__Written exercise__
Reproduce the listing below without changes, except that pictures are left out.

__Input records__
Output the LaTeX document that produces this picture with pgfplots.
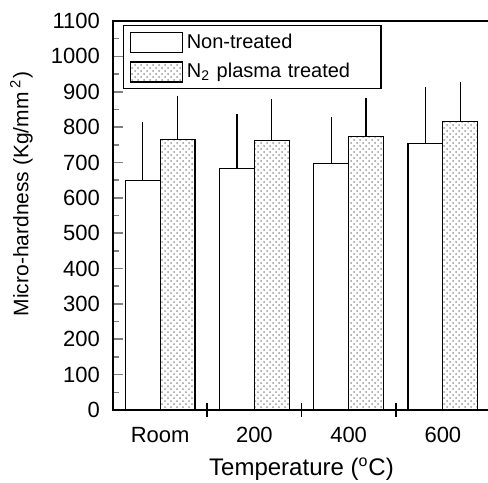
\documentclass[border=0pt]{standalone}
\usepackage{fontspec}
\setmainfont{Liberation Sans}
\usepackage{pgfplots}
\pgfplotsset{compat=1.18}
\usetikzlibrary{patterns}

\pgfplotstableread{
x  non   nonerr  pl    plerr
0  650   147     765   107
1  682   138     762   100
2  698   113     773    93
3  754   142     815    95
}\hardness

\begin{document}
\begin{tikzpicture}
\begin{axis}[
  scale only axis,
  width=188.5pt, height=194.5pt,
  xmin=-0.5, xmax=3.5,
  ymin=0, ymax=1100,
  ytick={0,100,...,1100},
  minor y tick num=1,
  xtick={0,1,2,3},
  xticklabels={Room,200,400,600},
  major x tick style={draw=none},
  extra x ticks={0.5,1.5,2.5},
  extra x tick labels={},
  extra x tick style={major tick length=7pt, tick align=center, major x tick style={draw=black, line width=0.9pt}},
  xtick pos=bottom, ytick pos=left,
  tick align=inside,
  major tick length=5pt, minor tick length=3pt,
  tick style={line width=0.8pt},
  axis line style={line width=1.1pt},
  /pgf/number format/assume math mode=true,
  /pgf/number format/1000 sep={},
  tick label style={font=\fontsize{11}{13}\selectfont},
  yticklabel style={xshift=-3pt},
  xticklabel style={yshift=0pt},
  xlabel style={font=\fontsize{12}{14}\selectfont, at={(axis description cs:0.5,-0.152)}, anchor=center},
  ylabel style={font=\fontsize{10.5}{12.5}\selectfont, at={(axis description cs:-0.243,0.555)}, anchor=center},
  xlabel={Temperature (\textsuperscript{o}C)},
  ylabel={Micro-hardness (Kg/mm\textsuperscript{ 2})},
  ybar, bar width=0.37,
  legend style={at={(rel axis cs:0.026,0.99)}, anchor=north west,
    font=\fontsize{10}{12}\selectfont, draw=black, line width=0.8pt,
    inner xsep=3pt, inner ysep=2pt, row sep=2pt,
    text width=92pt},
  legend cell align=left,
  legend image code/.code={\draw[#1, line width=0.6pt] (0pt,-5pt) rectangle (26pt,5pt);},
]
\addplot[bar shift=-0.185, draw=black, fill=white, line width=0.6pt,
  error bars/.cd, y dir=plus, y explicit,
  error bar style={line width=0.6pt, black},
  error mark options={mark size=3pt, line width=0.6pt, black}]
  table[x=x, y=non, y error=nonerr] {\hardness};
\addlegendentry{Non-treated}
\addplot[bar shift=0.185, draw=black, pattern=crosshatch dots, pattern color=gray!80, line width=0.6pt,
  error bars/.cd, y dir=plus, y explicit,
  error bar style={line width=0.6pt, black},
  error mark options={mark size=3pt, line width=0.6pt, black}]
  table[x=x, y=pl, y error=plerr] {\hardness};
\addlegendentry{N\textsubscript{2} plasma treated}
\end{axis}
\pgfresetboundingbox
\path ([shift={(-56.5pt,-36pt)}]current axis.south west) rectangle ([shift={(-1pt,10.5pt)}]current axis.north east);
\end{tikzpicture}
\end{document}
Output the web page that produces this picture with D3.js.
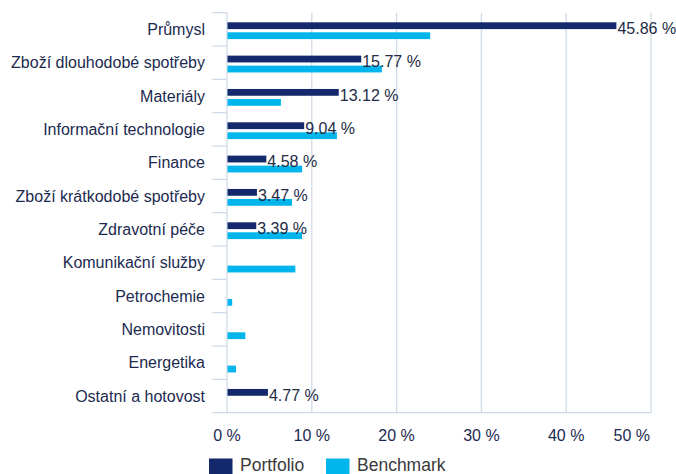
<!DOCTYPE html>
<html>
<head>
<meta charset="utf-8">
<script src="https://cdn.jsdelivr.net/npm/d3@7"></script>
<style>
  body { margin: 0; background: #fff; }
  svg { display: block; font-family: "Liberation Sans", Arial, sans-serif; }
</style>
</head>
<body>
<div id="chart"></div>
<script>
// data
const categories = ['Průmysl', 'Zboží dlouhodobé spotřeby', 'Materiály', 'Informační technologie',
  'Finance', 'Zboží krátkodobé spotřeby', 'Zdravotní péče', 'Komunikační služby',
  'Petrochemie', 'Nemovitosti', 'Energetika', 'Ostatní a hotovost'];
const portfolio = [45.86, 15.77, 13.12, 9.04, 4.58, 3.47, 3.39, null, null, null, null, 4.77];
const benchmark = [23.9, 18.2, 6.3, 12.9, 8.8, 7.6, 8.8, 8.0, 0.55, 2.1, 1.0, null];
const xTicks = [0, 10, 20, 30, 40, 50];
const seriesNames = ['Portfolio', 'Benchmark'];

const width = 676, height = 474;
const mLeft = 227, mRight = 651, mTop = 12.7, mBottom = 412.7;
const navy = '#13296b', cyan = '#00b5eb', grid = '#d0dbe8', textCol = '#1c2a50';

const svg = d3.select('#chart').append('svg')
  .attr('width', width).attr('height', height);

const x = d3.scaleLinear().domain([0, 50]).range([mLeft, mRight]);
const y = d3.scaleBand().domain(categories).range([mTop, mBottom]);

// grid lines
svg.append('g').selectAll('line')
  .data(xTicks)
  .enter().append('line')
  .attr('x1', d => x(d)).attr('x2', d => x(d))
  .attr('y1', mTop).attr('y2', mBottom)
  .attr('stroke', grid).attr('stroke-width', 1.3);

// separators between categories
const seps = categories.map(c => y(c)).concat([mBottom]);
svg.append('g').selectAll('line')
  .data(seps)
  .enter().append('line')
  .attr('x1', 212.5).attr('x2', (d, i) => i === seps.length - 1 ? mRight : x(0))
  .attr('y1', d => d).attr('y2', d => d)
  .attr('stroke', grid).attr('stroke-width', 1.3);

// category labels
svg.append('g').selectAll('text')
  .data(categories)
  .enter().append('text')
  .attr('x', 205)
  .attr('y', d => y(d) + y.bandwidth() / 2 + 1.5)
  .attr('text-anchor', 'end')
  .attr('dominant-baseline', 'middle')
  .attr('font-size', 16)
  .attr('fill', textCol)
  .text(d => d);

// x tick labels
svg.append('g').selectAll('text')
  .data(xTicks)
  .enter().append('text')
  .attr('x', (d, i) => i === xTicks.length - 1 ? x(d) - 1 : x(d))
  .attr('y', 441)
  .attr('text-anchor', (d, i) => i === xTicks.length - 1 ? 'end' : 'middle')
  .attr('font-size', 16)
  .attr('fill', textCol)
  .text(d => d + ' %');

// bars
const barH = 6.8;
const offP = 9.6, offB = 19.6;
svg.append('g').selectAll('rect')
  .data(categories.map((c, i) => ({c, v: portfolio[i]})).filter(d => d.v != null))
  .enter().append('rect')
  .attr('x', x(0) + 0.5)
  .attr('y', d => y(d.c) + offP)
  .attr('width', d => x(d.v) - x(0))
  .attr('height', barH)
  .attr('fill', navy);

svg.append('g').selectAll('rect')
  .data(categories.map((c, i) => ({c, v: benchmark[i]})).filter(d => d.v != null))
  .enter().append('rect')
  .attr('x', x(0) + 0.5)
  .attr('y', d => y(d.c) + offB)
  .attr('width', d => x(d.v) - x(0))
  .attr('height', barH)
  .attr('fill', cyan);

// value labels
svg.append('g').selectAll('text')
  .data(categories.map((c, i) => ({c, v: portfolio[i]})).filter(d => d.v != null))
  .enter().append('text')
  .attr('x', d => x(d.v) + 1.5)
  .attr('y', d => y(d.c) + offP + barH + 5)
  .attr('font-size', 16)
  .attr('fill', '#232b45')
  .text(d => d.v.toFixed(2) + ' %');

// legend
const legend = svg.append('g');
const legX = [209, 326];
seriesNames.forEach((s, i) => {
  legend.append('rect')
    .attr('x', legX[i]).attr('y', 458.5)
    .attr('width', 23.5).attr('height', 16)
    .attr('fill', i === 0 ? navy : cyan);
  legend.append('text')
    .attr('x', legX[i] + 31).attr('y', 471)
    .attr('font-size', 17.5)
    .attr('fill', '#3a3a3a')
    .text(s);
});
</script>
</body>
</html>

__Task result__
Output the LaTeX document that produces this picture with pgfplots.
\documentclass[border=0pt]{standalone}
\usepackage{fontspec}
\setmainfont{Liberation Sans}
\usepackage{pgfplots}
\pgfplotsset{compat=1.18}
\usetikzlibrary{patterns}

\pgfplotstableread{
x  non   nonerr  pl    plerr
0  650   147     765   107
1  682   138     762   100
2  698   113     773    93
3  754   142     815    95
}\hardness

\begin{document}
\begin{tikzpicture}
\begin{axis}[
  scale only axis,
  width=188.5pt, height=194.5pt,
  xmin=-0.5, xmax=3.5,
  ymin=0, ymax=1100,
  ytick={0,100,...,1100},
  minor y tick num=1,
  xtick={0,1,2,3},
  xticklabels={Room,200,400,600},
  major x tick style={draw=none},
  extra x ticks={0.5,1.5,2.5},
  extra x tick labels={},
  extra x tick style={major tick length=7pt, tick align=center, major x tick style={draw=black, line width=0.9pt}},
  xtick pos=bottom, ytick pos=left,
  tick align=inside,
  major tick length=5pt, minor tick length=3pt,
  tick style={line width=0.8pt},
  axis line style={line width=1.1pt},
  /pgf/number format/assume math mode=true,
  /pgf/number format/1000 sep={},
  tick label style={font=\fontsize{11}{13}\selectfont},
  yticklabel style={xshift=-3pt},
  xticklabel style={yshift=0pt},
  xlabel style={font=\fontsize{12}{14}\selectfont, at={(axis description cs:0.5,-0.152)}, anchor=center},
  ylabel style={font=\fontsize{10.5}{12.5}\selectfont, at={(axis description cs:-0.243,0.555)}, anchor=center},
  xlabel={Temperature (\textsuperscript{o}C)},
  ylabel={Micro-hardness (Kg/mm\textsuperscript{ 2})},
  ybar, bar width=0.37,
  legend style={at={(rel axis cs:0.026,0.99)}, anchor=north west,
    font=\fontsize{10}{12}\selectfont, draw=black, line width=0.8pt,
    inner xsep=3pt, inner ysep=2pt, row sep=2pt,
    text width=92pt},
  legend cell align=left,
  legend image code/.code={\draw[#1, line width=0.6pt] (0pt,-5pt) rectangle (26pt,5pt);},
]
\addplot[bar shift=-0.185, draw=black, fill=white, line width=0.6pt,
  error bars/.cd, y dir=plus, y explicit,
  error bar style={line width=0.6pt, black},
  error mark options={mark size=3pt, line width=0.6pt, black}]
  table[x=x, y=non, y error=nonerr] {\hardness};
\addlegendentry{Non-treated}
\addplot[bar shift=0.185, draw=black, pattern=crosshatch dots, pattern color=gray!80, line width=0.6pt,
  error bars/.cd, y dir=plus, y explicit,
  error bar style={line width=0.6pt, black},
  error mark options={mark size=3pt, line width=0.6pt, black}]
  table[x=x, y=pl, y error=plerr] {\hardness};
\addlegendentry{N\textsubscript{2} plasma treated}
\end{axis}
\pgfresetboundingbox
\path ([shift={(-56.5pt,-36pt)}]current axis.south west) rectangle ([shift={(-1pt,10.5pt)}]current axis.north east);
\end{tikzpicture}
\end{document}
Output the web page that produces this picture with D3.js.
<!DOCTYPE html>
<html>
<head>
<meta charset="utf-8">
<script src="https://cdn.jsdelivr.net/npm/d3@7"></script>
<style>
  body { margin: 0; background: #fff; }
  svg { display: block; font-family: "Liberation Sans", Arial, sans-serif; }
</style>
</head>
<body>
<div id="chart"></div>
<script>
// data
const categories = ['Průmysl', 'Zboží dlouhodobé spotřeby', 'Materiály', 'Informační technologie',
  'Finance', 'Zboží krátkodobé spotřeby', 'Zdravotní péče', 'Komunikační služby',
  'Petrochemie', 'Nemovitosti', 'Energetika', 'Ostatní a hotovost'];
const portfolio = [45.86, 15.77, 13.12, 9.04, 4.58, 3.47, 3.39, null, null, null, null, 4.77];
const benchmark = [23.9, 18.2, 6.3, 12.9, 8.8, 7.6, 8.8, 8.0, 0.55, 2.1, 1.0, null];
const xTicks = [0, 10, 20, 30, 40, 50];
const seriesNames = ['Portfolio', 'Benchmark'];

const width = 676, height = 474;
const mLeft = 227, mRight = 651, mTop = 12.7, mBottom = 412.7;
const navy = '#13296b', cyan = '#00b5eb', grid = '#d0dbe8', textCol = '#1c2a50';

const svg = d3.select('#chart').append('svg')
  .attr('width', width).attr('height', height);

const x = d3.scaleLinear().domain([0, 50]).range([mLeft, mRight]);
const y = d3.scaleBand().domain(categories).range([mTop, mBottom]);

// grid lines
svg.append('g').selectAll('line')
  .data(xTicks)
  .enter().append('line')
  .attr('x1', d => x(d)).attr('x2', d => x(d))
  .attr('y1', mTop).attr('y2', mBottom)
  .attr('stroke', grid).attr('stroke-width', 1.3);

// separators between categories
const seps = categories.map(c => y(c)).concat([mBottom]);
svg.append('g').selectAll('line')
  .data(seps)
  .enter().append('line')
  .attr('x1', 212.5).attr('x2', (d, i) => i === seps.length - 1 ? mRight : x(0))
  .attr('y1', d => d).attr('y2', d => d)
  .attr('stroke', grid).attr('stroke-width', 1.3);

// category labels
svg.append('g').selectAll('text')
  .data(categories)
  .enter().append('text')
  .attr('x', 205)
  .attr('y', d => y(d) + y.bandwidth() / 2 + 1.5)
  .attr('text-anchor', 'end')
  .attr('dominant-baseline', 'middle')
  .attr('font-size', 16)
  .attr('fill', textCol)
  .text(d => d);

// x tick labels
svg.append('g').selectAll('text')
  .data(xTicks)
  .enter().append('text')
  .attr('x', (d, i) => i === xTicks.length - 1 ? x(d) - 1 : x(d))
  .attr('y', 441)
  .attr('text-anchor', (d, i) => i === xTicks.length - 1 ? 'end' : 'middle')
  .attr('font-size', 16)
  .attr('fill', textCol)
  .text(d => d + ' %');

// bars
const barH = 6.8;
const offP = 9.6, offB = 19.6;
svg.append('g').selectAll('rect')
  .data(categories.map((c, i) => ({c, v: portfolio[i]})).filter(d => d.v != null))
  .enter().append('rect')
  .attr('x', x(0) + 0.5)
  .attr('y', d => y(d.c) + offP)
  .attr('width', d => x(d.v) - x(0))
  .attr('height', barH)
  .attr('fill', navy);

svg.append('g').selectAll('rect')
  .data(categories.map((c, i) => ({c, v: benchmark[i]})).filter(d => d.v != null))
  .enter().append('rect')
  .attr('x', x(0) + 0.5)
  .attr('y', d => y(d.c) + offB)
  .attr('width', d => x(d.v) - x(0))
  .attr('height', barH)
  .attr('fill', cyan);

// value labels
svg.append('g').selectAll('text')
  .data(categories.map((c, i) => ({c, v: portfolio[i]})).filter(d => d.v != null))
  .enter().append('text')
  .attr('x', d => x(d.v) + 1.5)
  .attr('y', d => y(d.c) + offP + barH + 5)
  .attr('font-size', 16)
  .attr('fill', '#232b45')
  .text(d => d.v.toFixed(2) + ' %');

// legend
const legend = svg.append('g');
const legX = [209, 326];
seriesNames.forEach((s, i) => {
  legend.append('rect')
    .attr('x', legX[i]).attr('y', 458.5)
    .attr('width', 23.5).attr('height', 16)
    .attr('fill', i === 0 ? navy : cyan);
  legend.append('text')
    .attr('x', legX[i] + 31).attr('y', 471)
    .attr('font-size', 17.5)
    .attr('fill', '#3a3a3a')
    .text(s);
});
</script>
</body>
</html>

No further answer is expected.